Estos últimos servirán a los dueños auténticos, dentro de un sistema de poder privado protegido por el estado, ya sea como administradores o bien como apologistas de las democracias capitalistas estatales, quienes, en definición de Bakunin, «le zurran la badana al pueblo con el mismo bastón del pueblo».
En una sociedad democrática y libre, según Dewey, los trabajadores deberían ser «los dueños de su propio destino industrial», y no herramientas alquiladas por los empresarios. Coincidía, en las cuestiones fundamentales, con los iniciadores del liberalismo clásico y con el sentir democrático y libertario que había animado a los movimientos obreros y populares de la primera Revolución Industrial, hasta que fueron finalmente destruidos por una combinación de violencia y propaganda.
En el ámbito de la educación, por tanto, Dewey consideraba que era «antiliberal y amoral» el formar a los niños para que trabajen «sin apelar a la libertad ni a la inteligencia, sino en nombre del salario», en cuyo caso su actividad «no es libre, puesto que no la han escogido libremente».
En consecuencia, proseguía Dewey, la industria debe pasar «de un orden social de carácter feudal a uno democrático», controlado por los trabajadores y regido por la asociación libre. Nuevamente, encontramos ideales propios de la tradición anarquista y herederos del liberalismo clásico y la Ilustración.
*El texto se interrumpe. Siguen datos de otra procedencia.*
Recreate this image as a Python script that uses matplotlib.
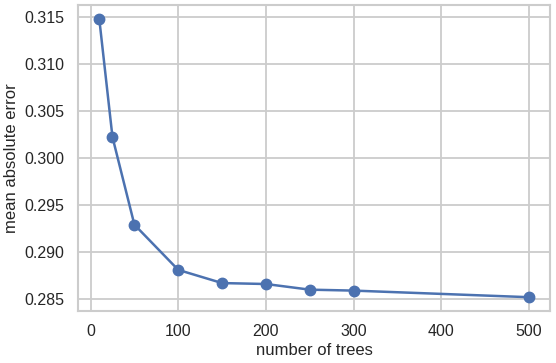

Es importante recordar que el tipo de ideas que formulaba Dewey son tan «americanas» como la tarta de manzana. Se originaron, en efecto, en tradiciones muy nuestras, en su mismo meollo; no recibieron la influencia de ninguna peligrosa ideología extranjera; se originaron, como digo, en una tradición muy valiosa, a pesar de que se la suele deformar y olvidar.